Stored records
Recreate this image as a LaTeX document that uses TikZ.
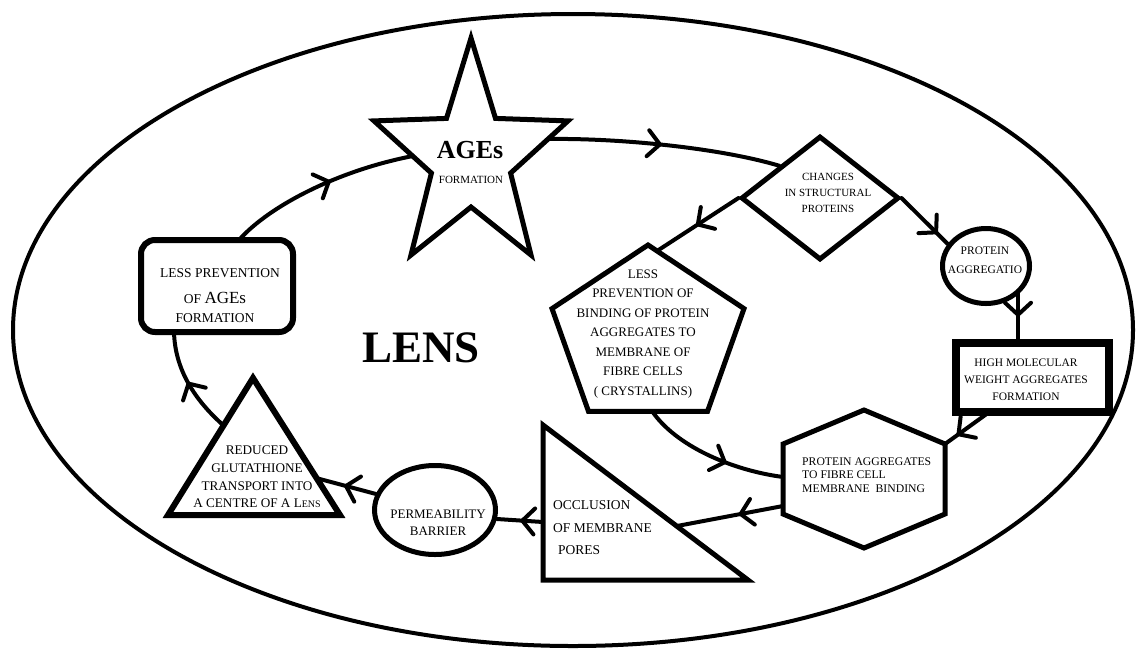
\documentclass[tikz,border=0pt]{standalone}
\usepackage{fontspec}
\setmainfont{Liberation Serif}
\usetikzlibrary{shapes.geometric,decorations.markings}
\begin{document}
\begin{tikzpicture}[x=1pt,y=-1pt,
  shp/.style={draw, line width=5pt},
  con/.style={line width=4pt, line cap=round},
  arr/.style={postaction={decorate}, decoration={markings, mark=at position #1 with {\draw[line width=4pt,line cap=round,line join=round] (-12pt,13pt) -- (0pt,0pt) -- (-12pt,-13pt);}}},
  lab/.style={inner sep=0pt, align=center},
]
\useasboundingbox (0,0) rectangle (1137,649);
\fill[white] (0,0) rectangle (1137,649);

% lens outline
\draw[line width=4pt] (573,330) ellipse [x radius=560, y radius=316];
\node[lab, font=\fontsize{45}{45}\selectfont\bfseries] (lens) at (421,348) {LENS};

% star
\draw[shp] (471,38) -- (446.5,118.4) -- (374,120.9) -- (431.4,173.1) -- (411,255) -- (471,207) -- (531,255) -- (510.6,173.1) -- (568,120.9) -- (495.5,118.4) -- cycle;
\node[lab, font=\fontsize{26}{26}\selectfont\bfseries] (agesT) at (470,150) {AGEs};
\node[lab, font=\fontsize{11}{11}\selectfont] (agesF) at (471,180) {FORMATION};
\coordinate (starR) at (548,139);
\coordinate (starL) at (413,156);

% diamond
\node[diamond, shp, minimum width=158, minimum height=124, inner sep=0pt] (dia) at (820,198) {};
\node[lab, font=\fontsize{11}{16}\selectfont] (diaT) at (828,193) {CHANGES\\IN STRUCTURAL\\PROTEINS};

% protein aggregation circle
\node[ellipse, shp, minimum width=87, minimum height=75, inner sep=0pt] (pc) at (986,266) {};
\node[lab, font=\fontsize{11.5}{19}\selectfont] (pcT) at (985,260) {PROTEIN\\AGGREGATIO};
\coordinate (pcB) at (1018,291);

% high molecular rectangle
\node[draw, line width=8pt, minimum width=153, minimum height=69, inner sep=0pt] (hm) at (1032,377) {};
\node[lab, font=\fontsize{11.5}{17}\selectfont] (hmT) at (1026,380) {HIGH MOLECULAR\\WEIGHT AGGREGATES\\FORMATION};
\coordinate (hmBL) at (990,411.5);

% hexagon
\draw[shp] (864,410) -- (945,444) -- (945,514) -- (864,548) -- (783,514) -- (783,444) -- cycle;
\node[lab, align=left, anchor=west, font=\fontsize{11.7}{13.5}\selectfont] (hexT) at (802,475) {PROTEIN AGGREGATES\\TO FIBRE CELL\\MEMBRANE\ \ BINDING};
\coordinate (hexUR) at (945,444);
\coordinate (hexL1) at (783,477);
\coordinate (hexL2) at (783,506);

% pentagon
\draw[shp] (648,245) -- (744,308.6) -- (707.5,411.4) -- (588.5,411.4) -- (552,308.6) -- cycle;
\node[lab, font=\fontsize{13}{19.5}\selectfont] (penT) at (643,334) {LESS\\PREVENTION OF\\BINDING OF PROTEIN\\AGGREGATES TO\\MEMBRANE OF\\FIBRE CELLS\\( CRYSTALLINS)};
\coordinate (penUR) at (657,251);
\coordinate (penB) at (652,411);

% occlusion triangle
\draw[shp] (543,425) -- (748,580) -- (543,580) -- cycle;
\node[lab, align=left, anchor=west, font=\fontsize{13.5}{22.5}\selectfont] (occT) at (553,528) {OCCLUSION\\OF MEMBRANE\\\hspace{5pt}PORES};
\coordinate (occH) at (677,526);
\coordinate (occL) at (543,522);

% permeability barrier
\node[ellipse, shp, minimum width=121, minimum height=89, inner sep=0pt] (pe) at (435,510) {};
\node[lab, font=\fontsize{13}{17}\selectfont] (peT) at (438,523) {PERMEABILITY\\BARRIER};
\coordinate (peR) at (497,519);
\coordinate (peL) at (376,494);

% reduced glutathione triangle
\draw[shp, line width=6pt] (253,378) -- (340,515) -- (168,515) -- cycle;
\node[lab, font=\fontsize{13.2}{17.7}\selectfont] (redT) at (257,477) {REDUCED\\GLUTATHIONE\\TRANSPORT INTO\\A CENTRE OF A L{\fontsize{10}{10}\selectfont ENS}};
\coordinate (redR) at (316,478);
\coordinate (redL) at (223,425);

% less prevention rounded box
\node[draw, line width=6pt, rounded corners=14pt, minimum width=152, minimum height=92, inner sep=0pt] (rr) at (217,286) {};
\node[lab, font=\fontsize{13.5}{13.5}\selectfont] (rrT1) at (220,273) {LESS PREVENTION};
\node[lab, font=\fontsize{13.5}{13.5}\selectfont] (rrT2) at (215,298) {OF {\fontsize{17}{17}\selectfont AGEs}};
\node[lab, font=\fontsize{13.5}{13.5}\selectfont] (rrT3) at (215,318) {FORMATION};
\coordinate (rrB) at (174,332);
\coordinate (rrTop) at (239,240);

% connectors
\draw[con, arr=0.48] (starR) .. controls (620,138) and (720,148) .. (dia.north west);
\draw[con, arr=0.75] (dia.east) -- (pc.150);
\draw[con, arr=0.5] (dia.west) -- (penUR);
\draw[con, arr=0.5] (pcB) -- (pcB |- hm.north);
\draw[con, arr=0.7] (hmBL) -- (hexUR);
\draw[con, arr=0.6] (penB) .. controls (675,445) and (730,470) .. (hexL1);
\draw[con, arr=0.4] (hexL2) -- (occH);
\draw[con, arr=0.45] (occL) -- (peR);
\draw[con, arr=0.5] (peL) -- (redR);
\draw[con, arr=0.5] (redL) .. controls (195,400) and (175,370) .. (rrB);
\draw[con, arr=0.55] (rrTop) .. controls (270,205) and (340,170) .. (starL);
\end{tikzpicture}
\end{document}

* * *

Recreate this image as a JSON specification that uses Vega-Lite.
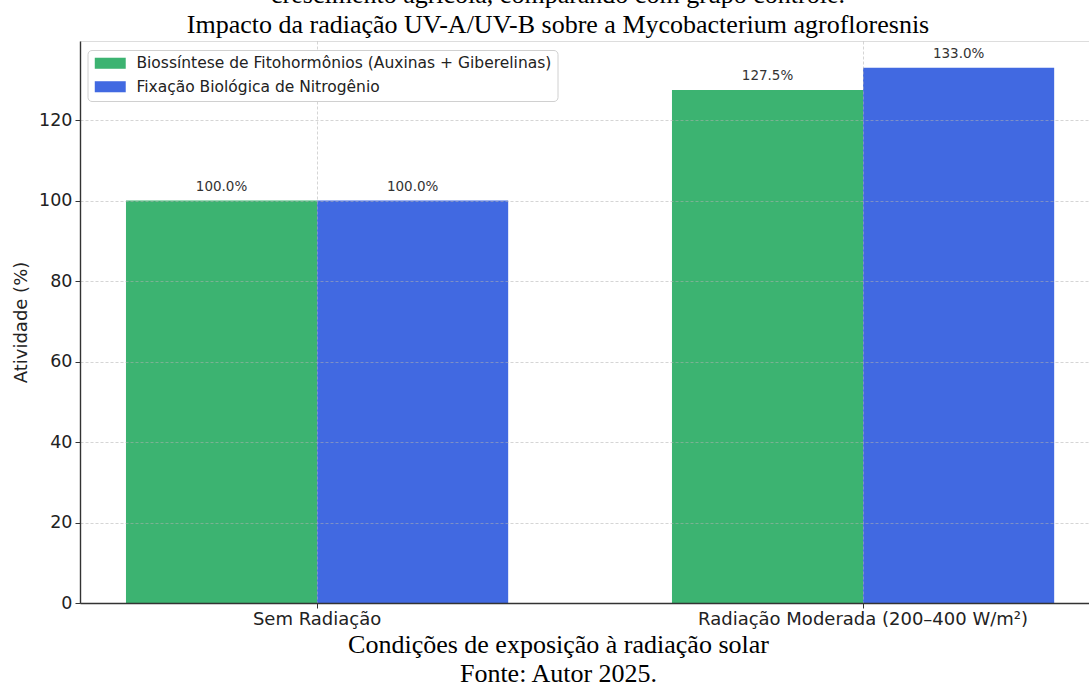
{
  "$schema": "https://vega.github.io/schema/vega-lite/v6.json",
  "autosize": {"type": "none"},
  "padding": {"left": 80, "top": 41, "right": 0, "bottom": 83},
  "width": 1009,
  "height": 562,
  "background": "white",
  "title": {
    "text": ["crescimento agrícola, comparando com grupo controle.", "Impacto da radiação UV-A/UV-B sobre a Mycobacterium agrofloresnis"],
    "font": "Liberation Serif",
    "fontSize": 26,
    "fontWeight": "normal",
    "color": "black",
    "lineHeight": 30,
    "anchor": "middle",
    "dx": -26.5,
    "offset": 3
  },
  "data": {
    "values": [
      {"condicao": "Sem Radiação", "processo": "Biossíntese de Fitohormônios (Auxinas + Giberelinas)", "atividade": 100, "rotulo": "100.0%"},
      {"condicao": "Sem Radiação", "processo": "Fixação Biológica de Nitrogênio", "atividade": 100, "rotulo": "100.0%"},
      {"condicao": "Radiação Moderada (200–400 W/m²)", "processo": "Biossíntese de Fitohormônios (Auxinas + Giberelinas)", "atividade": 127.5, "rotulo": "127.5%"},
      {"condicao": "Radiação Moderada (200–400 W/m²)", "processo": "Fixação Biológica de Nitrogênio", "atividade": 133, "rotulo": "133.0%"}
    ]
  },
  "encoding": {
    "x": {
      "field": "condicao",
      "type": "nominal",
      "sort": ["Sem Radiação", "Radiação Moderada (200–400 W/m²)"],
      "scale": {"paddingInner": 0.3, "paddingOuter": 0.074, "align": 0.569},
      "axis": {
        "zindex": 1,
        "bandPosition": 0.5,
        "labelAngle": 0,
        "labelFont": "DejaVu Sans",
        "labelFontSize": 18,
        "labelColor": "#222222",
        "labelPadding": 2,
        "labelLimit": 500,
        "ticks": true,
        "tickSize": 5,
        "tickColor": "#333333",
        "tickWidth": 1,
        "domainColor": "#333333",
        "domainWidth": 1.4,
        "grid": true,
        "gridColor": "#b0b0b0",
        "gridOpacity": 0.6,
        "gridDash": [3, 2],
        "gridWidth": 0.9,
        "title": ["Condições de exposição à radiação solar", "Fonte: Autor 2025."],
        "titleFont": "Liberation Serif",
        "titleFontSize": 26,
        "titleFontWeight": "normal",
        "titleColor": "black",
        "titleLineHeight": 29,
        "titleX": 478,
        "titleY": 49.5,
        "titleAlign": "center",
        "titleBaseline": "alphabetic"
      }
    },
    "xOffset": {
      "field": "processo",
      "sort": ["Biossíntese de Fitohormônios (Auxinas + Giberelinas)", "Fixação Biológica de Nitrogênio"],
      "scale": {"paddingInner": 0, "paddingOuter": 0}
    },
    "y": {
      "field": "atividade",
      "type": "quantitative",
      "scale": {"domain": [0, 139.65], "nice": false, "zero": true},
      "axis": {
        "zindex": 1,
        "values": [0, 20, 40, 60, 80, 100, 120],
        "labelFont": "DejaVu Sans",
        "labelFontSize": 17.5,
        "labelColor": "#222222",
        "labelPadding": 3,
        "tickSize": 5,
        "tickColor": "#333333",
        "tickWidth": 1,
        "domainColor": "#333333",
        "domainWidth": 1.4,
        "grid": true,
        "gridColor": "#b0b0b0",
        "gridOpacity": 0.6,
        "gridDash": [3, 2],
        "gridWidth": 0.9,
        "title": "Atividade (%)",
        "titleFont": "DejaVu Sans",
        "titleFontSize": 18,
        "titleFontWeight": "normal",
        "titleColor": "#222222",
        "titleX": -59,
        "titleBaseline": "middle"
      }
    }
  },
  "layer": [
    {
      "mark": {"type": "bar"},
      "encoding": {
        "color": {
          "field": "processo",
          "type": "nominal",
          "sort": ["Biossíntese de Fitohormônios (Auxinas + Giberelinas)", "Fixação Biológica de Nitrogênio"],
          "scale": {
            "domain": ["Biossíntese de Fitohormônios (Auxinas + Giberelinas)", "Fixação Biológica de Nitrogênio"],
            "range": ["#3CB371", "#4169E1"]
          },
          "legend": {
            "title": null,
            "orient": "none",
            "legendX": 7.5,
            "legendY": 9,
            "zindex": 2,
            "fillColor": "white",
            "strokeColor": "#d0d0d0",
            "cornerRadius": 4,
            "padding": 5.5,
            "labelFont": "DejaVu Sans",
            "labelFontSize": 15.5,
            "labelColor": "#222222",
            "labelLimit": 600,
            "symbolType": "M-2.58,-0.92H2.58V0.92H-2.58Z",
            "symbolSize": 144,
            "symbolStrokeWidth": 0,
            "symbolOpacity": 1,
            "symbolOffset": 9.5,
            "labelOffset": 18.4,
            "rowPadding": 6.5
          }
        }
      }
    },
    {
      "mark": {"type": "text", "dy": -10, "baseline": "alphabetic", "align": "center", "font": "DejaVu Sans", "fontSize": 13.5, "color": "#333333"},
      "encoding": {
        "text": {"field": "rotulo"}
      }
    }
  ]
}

==

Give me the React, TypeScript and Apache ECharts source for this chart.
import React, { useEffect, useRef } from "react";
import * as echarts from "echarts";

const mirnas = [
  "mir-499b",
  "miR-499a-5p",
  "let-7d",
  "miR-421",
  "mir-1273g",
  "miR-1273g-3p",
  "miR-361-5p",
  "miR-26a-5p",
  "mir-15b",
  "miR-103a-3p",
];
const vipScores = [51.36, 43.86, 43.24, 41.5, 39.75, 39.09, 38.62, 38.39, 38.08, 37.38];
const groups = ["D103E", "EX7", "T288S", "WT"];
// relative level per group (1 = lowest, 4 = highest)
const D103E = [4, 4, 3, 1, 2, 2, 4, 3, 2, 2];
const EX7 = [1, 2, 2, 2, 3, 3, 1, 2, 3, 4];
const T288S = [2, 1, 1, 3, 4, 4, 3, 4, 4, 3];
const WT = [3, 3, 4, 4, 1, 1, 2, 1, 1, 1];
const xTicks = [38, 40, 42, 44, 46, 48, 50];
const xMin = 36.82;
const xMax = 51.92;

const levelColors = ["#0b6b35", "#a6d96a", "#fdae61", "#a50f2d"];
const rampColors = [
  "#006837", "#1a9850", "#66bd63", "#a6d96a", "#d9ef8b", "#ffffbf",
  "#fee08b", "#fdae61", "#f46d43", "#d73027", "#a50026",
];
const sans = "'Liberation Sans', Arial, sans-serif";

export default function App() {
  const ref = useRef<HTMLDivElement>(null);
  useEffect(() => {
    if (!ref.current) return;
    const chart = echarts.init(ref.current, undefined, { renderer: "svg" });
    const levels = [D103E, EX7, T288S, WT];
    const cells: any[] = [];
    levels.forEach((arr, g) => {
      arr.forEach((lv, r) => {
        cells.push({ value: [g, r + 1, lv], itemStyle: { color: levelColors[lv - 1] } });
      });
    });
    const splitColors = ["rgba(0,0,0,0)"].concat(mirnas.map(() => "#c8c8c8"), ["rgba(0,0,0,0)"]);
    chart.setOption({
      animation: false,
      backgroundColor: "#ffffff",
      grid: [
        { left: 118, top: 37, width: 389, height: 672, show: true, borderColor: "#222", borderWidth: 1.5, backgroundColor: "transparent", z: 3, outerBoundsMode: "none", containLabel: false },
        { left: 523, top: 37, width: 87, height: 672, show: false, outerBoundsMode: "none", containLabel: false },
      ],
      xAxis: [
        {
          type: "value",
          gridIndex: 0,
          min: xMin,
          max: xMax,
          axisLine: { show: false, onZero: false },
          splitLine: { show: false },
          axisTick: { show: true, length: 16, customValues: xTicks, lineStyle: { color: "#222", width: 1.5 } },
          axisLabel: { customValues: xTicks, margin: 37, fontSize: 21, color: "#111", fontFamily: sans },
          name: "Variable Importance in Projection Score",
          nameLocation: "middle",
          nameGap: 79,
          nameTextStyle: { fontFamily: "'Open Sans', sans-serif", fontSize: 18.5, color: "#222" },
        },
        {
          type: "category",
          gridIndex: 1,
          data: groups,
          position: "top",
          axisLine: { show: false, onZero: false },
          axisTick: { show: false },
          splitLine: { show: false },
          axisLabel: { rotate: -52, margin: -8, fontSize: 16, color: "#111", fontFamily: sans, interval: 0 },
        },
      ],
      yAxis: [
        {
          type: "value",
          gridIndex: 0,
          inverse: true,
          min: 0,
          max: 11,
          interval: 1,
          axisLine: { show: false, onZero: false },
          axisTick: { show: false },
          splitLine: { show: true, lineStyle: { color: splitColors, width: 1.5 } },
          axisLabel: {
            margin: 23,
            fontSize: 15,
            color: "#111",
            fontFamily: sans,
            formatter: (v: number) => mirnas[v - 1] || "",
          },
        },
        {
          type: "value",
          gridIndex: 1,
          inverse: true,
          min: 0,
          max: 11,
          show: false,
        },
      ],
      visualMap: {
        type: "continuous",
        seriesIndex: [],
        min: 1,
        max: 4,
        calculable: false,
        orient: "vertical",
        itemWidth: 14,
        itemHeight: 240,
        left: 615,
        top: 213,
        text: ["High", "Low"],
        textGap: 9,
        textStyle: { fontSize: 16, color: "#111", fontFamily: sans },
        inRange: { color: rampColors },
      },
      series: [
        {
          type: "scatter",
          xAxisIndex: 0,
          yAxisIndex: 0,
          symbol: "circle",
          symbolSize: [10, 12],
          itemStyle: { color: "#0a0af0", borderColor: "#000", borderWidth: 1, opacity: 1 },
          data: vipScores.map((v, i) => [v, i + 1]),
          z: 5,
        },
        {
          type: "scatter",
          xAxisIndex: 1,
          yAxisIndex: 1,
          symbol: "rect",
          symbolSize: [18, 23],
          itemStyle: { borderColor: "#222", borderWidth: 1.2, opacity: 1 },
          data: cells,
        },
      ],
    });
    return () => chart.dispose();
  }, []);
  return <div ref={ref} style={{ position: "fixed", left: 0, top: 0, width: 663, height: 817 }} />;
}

» Task to complete
Extract exactly the lines running from the line containing "Recreate this image as a LaTeX" to the line containing "(diaT) at (828,193)", with both end lines included and all pictures left out.

» Answer to this task
Recreate this image as a LaTeX document that uses TikZ.
\documentclass[tikz,border=0pt]{standalone}
\usepackage{fontspec}
\setmainfont{Liberation Serif}
\usetikzlibrary{shapes.geometric,decorations.markings}
\begin{document}
\begin{tikzpicture}[x=1pt,y=-1pt,
  shp/.style={draw, line width=5pt},
  con/.style={line width=4pt, line cap=round},
  arr/.style={postaction={decorate}, decoration={markings, mark=at position #1 with {\draw[line width=4pt,line cap=round,line join=round] (-12pt,13pt) -- (0pt,0pt) -- (-12pt,-13pt);}}},
  lab/.style={inner sep=0pt, align=center},
]
\useasboundingbox (0,0) rectangle (1137,649);
\fill[white] (0,0) rectangle (1137,649);

% lens outline
\draw[line width=4pt] (573,330) ellipse [x radius=560, y radius=316];
\node[lab, font=\fontsize{45}{45}\selectfont\bfseries] (lens) at (421,348) {LENS};

% star
\draw[shp] (471,38) -- (446.5,118.4) -- (374,120.9) -- (431.4,173.1) -- (411,255) -- (471,207) -- (531,255) -- (510.6,173.1) -- (568,120.9) -- (495.5,118.4) -- cycle;
\node[lab, font=\fontsize{26}{26}\selectfont\bfseries] (agesT) at (470,150) {AGEs};
\node[lab, font=\fontsize{11}{11}\selectfont] (agesF) at (471,180) {FORMATION};
\coordinate (starR) at (548,139);
\coordinate (starL) at (413,156);

% diamond
\node[diamond, shp, minimum width=158, minimum height=124, inner sep=0pt] (dia) at (820,198) {};
\node[lab, font=\fontsize{11}{16}\selectfont] (diaT) at (828,193) {CHANGES\\IN STRUCTURAL\\PROTEINS};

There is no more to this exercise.